Basically I'm trying to insert an entry into my MySQL database, through a "submit" button in HTML. I can't seem to get this to work, is it possible?
<?php
include('db_connect.php');
$SQL = "INSERT INTO chosenitems (ID, Name, Price) VALUES ('', '4-6 Days', '£75.00')";
$result = mysql_query($SQL);
?>
The INSERT works perfectly fine on its own, but I want it to be executed when the "submit" button is pressed.
Any help would be greatly appreciated.
Thanks
Tobo.
Just set the action of the form to the URL of the script that performs the insert.
Note that since you are modifying a database, the request is probably non-idempotent and you should use the POST method.
<form action="/path/to/your/script.php" method="post">
<input type="submit">
</form>
<form method="post">
<input type="submit" name="submit" value="submt"/>
</form>
PHP
<?php
if(isset($_POST['submit']))
{
$SQL = "INSERT INTO chosenitems (ID, Name, Price) VALUES ('', '4-6 Days', '£75.00')";
$result = mysql_query($SQL);
}
?>
You can check button value is posted and can execute line of code in it.
<?php
include('db_connect.php');
if(isset($_REQUEST['SUBMIT_BUTTON_NAME']))
{
$SQL = "INSERT INTO chosenitems (ID, Name, Price) VALUES ('', '4-6 Days', '£75.00')";
$result = mysql_query($SQL);
}
?>
Hope this will be helpful to you
I had for the submit details:
<form id = "submitForm" action="config/profile_save.php" method="post">
<button type="submit" class="button" name="submit" value="submit">Save Profile</button></form>
Inside each input field on the page, I placed form = "submitForm"
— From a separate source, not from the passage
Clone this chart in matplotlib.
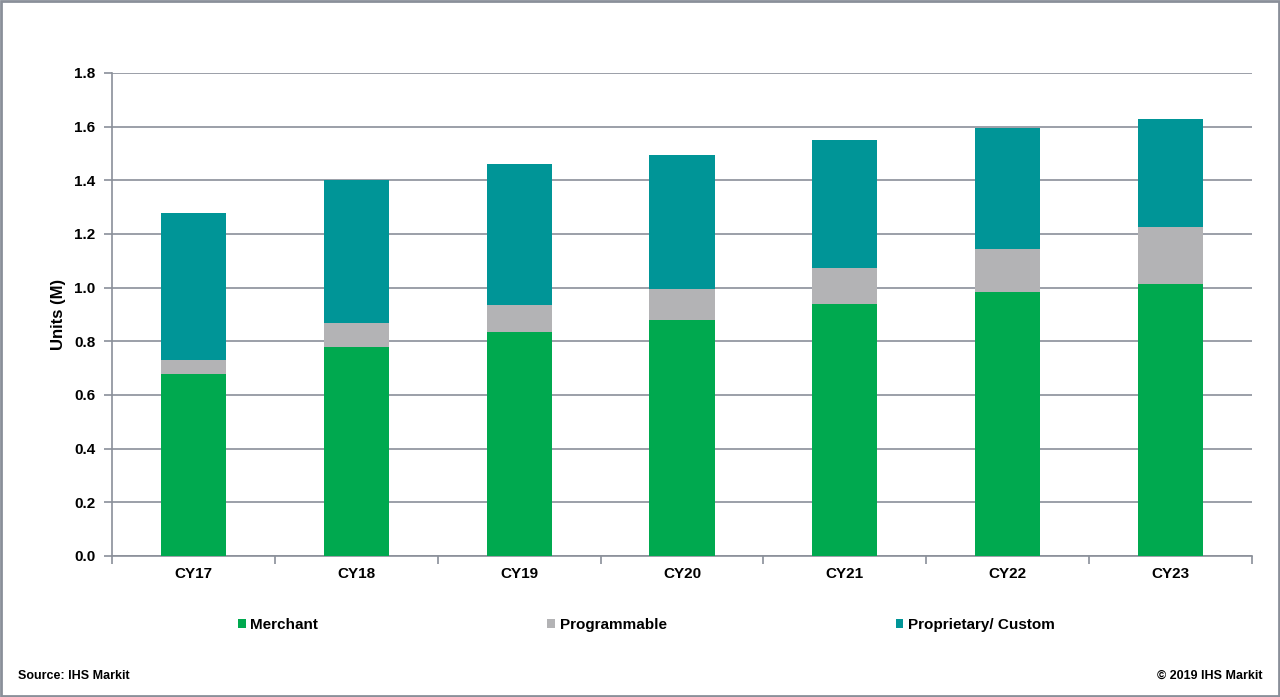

I then changed the name too.(This is the super global variable later)
<input type="text" autofocus="true" class="custom_link_url_text" id="custom_link_url_text"
name="custom_link_email" placeholder="Enter your public email address" spellcheck="false"
style="width: 245px;" maxlength="75" form = "submitForm">
I was then able to capture the data on the next page using the name as POST variable.
if(isset($_POST['submit'])) {
$custom_link_email = $_POST['custom_link_email'];
}
Once I did that it was just a case of inserting data into the database.